Among its recent acquisitions, the Yad Vashem Library – the most comprehensive collection of published material about the Holocaust – counts two unique publications that highlight the wide variety of ways in which private individuals have dedicated themselves to bringing new narratives to a wider audience. One is a personal quest in search of the wartime fate of a relative the author discovered by chance; and the other is the fruit of an unusual endeavor to bring Holocaust commemoration to a population with scant previous knowledge about the topic.
Tracing Her Family History
During a 2008 trip to Jerusalem for a "Writers Gathering," popular American author Margaret McMullan found herself in the Library Reading Room at Yad Vashem. On a whim, she entered the name of her mother's Hungarian branch of the family, and was surprised to find the name Richárd Engel de Jánosis – a relative she'd never heard of who was murdered during the Holocaust.
McMullan was curious to discover more. What she could never have foreseen was that this chance happening, combined with her innate novelist's curiosity, would lead her on a five-month journey of discovery in her ancestral hometown of Pécs, Hungary, accompanied by her husband and teenage son.
Skillfully weaving together her family's challenges in accustoming themselves to the austere Hungarian culture with her determination to peel away layers of history, McMullan reveals a fascinating tale of a Jewish family's fall from the highest graces to the misery of the concentration camps. Her determination to fill out the missing information on Richárd's Page of Testimony at Yad Vashem is finally fulfilled, but not until her life, and identity, is forever changed. Towards the end of her gripping new novel Where the Angels Lived: One Family's Story of Exile, Loss, and Return she writes:
"Richárd is a character in a story I don't want to finish writing. I don't want him to disappear from my life just because I've finished my so-called assignment. Stay. Stay, I think to him, over and over. Richárd is part of my history."

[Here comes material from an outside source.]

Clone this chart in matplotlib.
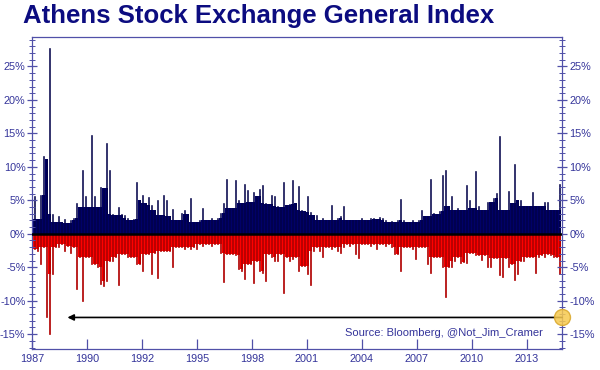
"""Athens Stock Exchange General Index: daily moves split into gains and losses."""

import matplotlib
matplotlib.use("Agg")
import matplotlib.pyplot as plt
import numpy as np

plt.rcParams["font.family"] = ["Liberation Sans", "DejaVu Sans"]

# peak daily gain / loss (%) per period, 1987 -> mid 2014
gains = [
    5.6, 2.2, 5.8, 11.6, 11.2, 27.7, 3.0, 1.8, 2.6, 1.8,
    2.2, 1.6, 2.0, 2.4, 4.6, 4.0, 9.5, 5.6, 4.0, 14.8,
    5.6, 4.0, 7.0, 6.8, 13.6, 9.5, 3.0, 2.8, 4.0, 3.0,
    2.8, 2.4, 2.0, 2.2, 7.8, 5.1, 5.8, 4.6, 5.5, 4.3,
    3.6, 5.0, 2.8, 5.8, 5.0, 2.6, 3.7, 2.1, 2.0, 3.1,
    3.6, 3.0, 5.3, 1.8, 1.8, 2.0, 3.8, 2.1, 2.0, 2.4,
    2.1, 2.3, 3.1, 4.6, 8.2, 3.8, 3.8, 8.1, 5.1, 4.6,
    7.5, 6.6, 4.8, 6.3, 5.6, 6.7, 7.3, 4.6, 4.4, 5.8,
    5.6, 4.1, 4.0, 7.8, 4.3, 4.5, 8.1, 4.6, 7.1, 3.6,
    3.4, 5.6, 3.3, 2.8, 2.8, 2.1, 2.3, 2.1, 2.0, 4.3,
    2.1, 2.3, 2.6, 4.1, 2.1, 2.0, 2.1, 2.1, 2.0, 2.3,
    2.1, 2.0, 2.3, 2.4, 2.2, 2.5, 2.3, 2.0, 1.8, 1.9,
    1.8, 2.0, 5.2, 2.0, 1.8, 1.8, 2.0, 1.8, 2.0, 3.6,
    2.6, 2.6, 8.2, 3.1, 3.0, 3.4, 8.8, 9.6, 4.1, 5.6,
    3.6, 3.8, 3.6, 3.6, 7.3, 5.1, 3.8, 9.4, 4.1, 3.6,
    3.6, 4.8, 4.8, 5.4, 6.1, 14.6, 3.6, 3.6, 6.4, 4.6,
    10.4, 5.1, 5.1, 4.1, 4.1, 4.1, 6.2, 4.1, 4.1, 4.1,
    4.8, 4.8, 3.6, 3.6, 3.6, 7.4,
]
losses = [
    -2.2, -2.5, -4.5, -2.0, -12.5, -15.0, -6.0, -2.0, -2.0, -1.5,
    -2.5, -1.8, -2.8, -2.0, -8.2, -3.5, -10.0, -3.5, -3.5, -4.5,
    -4.5, -5.0, -7.5, -7.8, -7.0, -4.0, -4.0, -3.5, -7.6, -3.0,
    -3.0, -3.5, -3.5, -3.5, -4.5, -4.5, -5.5, -3.0, -3.0, -6.0,
    -2.8, -6.6, -2.5, -2.5, -2.5, -2.5, -5.0, -2.0, -2.0, -2.0,
    -2.2, -2.0, -2.2, -2.0, -2.2, -1.5, -1.8, -1.5, -1.5, -1.8,
    -1.5, -1.6, -2.8, -7.2, -3.0, -3.0, -3.0, -3.2, -5.3, -5.5,
    -6.8, -4.5, -4.5, -7.3, -4.0, -5.5, -5.8, -7.0, -3.0, -3.5,
    -4.0, -4.0, -3.0, -8.8, -3.5, -4.0, -3.8, -3.5, -5.6, -4.8,
    -4.8, -6.0, -7.6, -2.5, -2.0, -2.5, -3.5, -2.0, -2.0, -2.2,
    -2.0, -2.5, -2.8, -2.0, -1.5, -1.8, -1.5, -3.0, -3.6, -1.5,
    -1.5, -1.5, -1.8, -1.5, -2.2, -1.5, -1.5, -1.8, -1.5, -2.0,
    -3.0, -3.0, -5.5, -2.0, -2.0, -2.0, -2.2, -3.7, -2.0, -2.0,
    -2.0, -4.5, -5.9, -3.5, -3.5, -3.5, -5.0, -9.5, -5.0, -5.0,
    -4.0, -3.5, -4.4, -4.2, -4.4, -2.8, -2.8, -3.2, -3.2, -3.9,
    -3.2, -4.9, -4.9, -3.6, -3.6, -6.2, -6.5, -3.6, -5.0, -4.5,
    -6.9, -6.0, -4.0, -4.0, -3.5, -3.5, -3.5, -5.8, -3.5, -3.2,
    -3.5, -3.0, -3.2, -3.5, -3.5, -6.0,
]
year_labels = ["1987", "1990", "1992", "1995", "1998",
               "2001", "2004", "2007", "2010", "2013"]
y_ticks = [-15, -10, -5, 0, 5, 10, 15, 20, 25]

AXIS_BLUE = "#5050a8"
LABEL_BLUE = "#34349a"
NAVY = "#000068"
RED = "#ff0000"


def core(values):
    """Level shared with both neighbours: the dense body under the spikes."""
    arr = np.abs(np.asarray(values, dtype=float))
    padded = np.pad(arr, 1, mode="edge")
    body = np.minimum(np.minimum(padded[:-2], padded[1:-1]), padded[2:])
    return np.sign(values) * body


periods = np.arange(len(gains))
x_left, x_right = -0.67, len(gains) - 0.17

fig = plt.figure(figsize=(6.0, 3.7), dpi=100)
ax = fig.add_axes([0.054, 0.057, 0.883, 0.843])

# solid body, then the individual spikes drawn as thin bars
ax.bar(periods, core(gains), width=1.0, color=NAVY, linewidth=0)
ax.bar(periods, gains, width=0.45, color=NAVY,
       edgecolor="#00003c", linewidth=0.4)
ax.bar(periods, core(losses), width=1.0, color=RED, linewidth=0)
ax.bar(periods, losses, width=0.5, color=RED,
       edgecolor="#a00000", linewidth=0.5)
ax.axhline(0, color="black", linewidth=1.8, zorder=3)

ax.set_xlim(x_left, x_right)
ax.set_ylim(-17.2, 29.4)

ax.set_xticks(x_left + np.arange(len(year_labels)) * 18.3)
ax.set_xticklabels(year_labels)
ax.set_yticks(y_ticks)
ax.set_yticks(np.arange(-17, 30), minor=True)
ax.yaxis.set_major_formatter(matplotlib.ticker.FuncFormatter(
    lambda v, _: f"{v:.0f}%"))

ax.tick_params(axis="y", which="major", direction="inout", length=7,
               width=0.9, color=AXIS_BLUE, labelcolor=LABEL_BLUE,
               labelsize=7.8, left=True, right=True,
               labelleft=True, labelright=True, pad=1.5)
ax.tick_params(axis="y", which="minor", direction="inout", length=4,
               width=0.7, color=AXIS_BLUE, left=True, right=True)
ax.tick_params(axis="x", which="major", direction="in", length=7,
               width=0.9, color=AXIS_BLUE, labelcolor=LABEL_BLUE,
               labelsize=7.8, pad=4)
for spine in ax.spines.values():
    spine.set_color(AXIS_BLUE)
    spine.set_linewidth(0.9)

# arrow back to the 1987 crash low, with marker on the right axis
ax.annotate("", xy=(11.0, -12.5), xytext=(x_right, -12.5),
            arrowprops=dict(arrowstyle="-|>", color="black", lw=1.2,
                            mutation_scale=9, shrinkA=0, shrinkB=0),
            annotation_clip=False)
ax.plot([x_right], [-12.5], "o", ms=11.5, mfc="#f6c94f", mec="#d9a72a",
        alpha=0.85, clip_on=False, zorder=5)

ax.text(0.964, 0.051, "Source: Bloomberg, @Not_Jim_Cramer",
        transform=ax.transAxes, ha="right", va="center",
        fontsize=8, color=LABEL_BLUE)

fig.text(23 / 600, 1 - 23 / 370, "Athens Stock Exchange General Index",
         ha="left", va="baseline", fontsize=18.5, fontweight="bold",
         color="#0c0c80")

fig.savefig("out.png", dpi=100)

If the Stars Could Only Speak… in Gaelic
Born in 1925 in Lodz, Batsheva Dagan survived the Radom ghetto using a false identity, and then Auschwitz, Ravensbrueck and Malchov. After immigrating to Israel she worked as a kindergarten teacher, as well as an educator and psychologist, becoming a pioneer in Holocaust commemoration for younger children. She wrote books appropriate for younger readers, as well as anthologies of poems and memoirs for youth and adults about her experiences during the Holocaust.
One of her books, If the Stars Could Only Speak, tells about her cousin Alunia and her two children, Musia and Miki. Batsheva combines Alunia's story with some elements of her own experiences. The book has already been translated into English and German, and has now been translated to Irish (Gaelic) by the Buchwalds, a German family living in Ireland.
Nadja Buchwald recalls:
"My family feels a special obligation to commemorate the Holocaust. We have lived there for many years, and have encountered ignorance about the subject on more than one occasion, even bordering on antisemitism. Therefore, when I heard about a gathering with Batsheva, we traveled especially from Tipperary to Dublin, in order to meet her. We chose to translate her book specifically to Gaelic, which is an important part of one's identity here, in order to bring the youth in Ireland closer to the topic."
The translated book was presented to the Yad Vashem Library during a ceremony in the presence of Batsheva Dagan and the Ambassador of Ireland in Israel.
Batsheva Dagan said:
"I am so moved by the motivation of the Buchwald family to tell the story of the Shoah. This is not to be taken for granted, and I value greatly the way they chose to bring my story to the Irish public."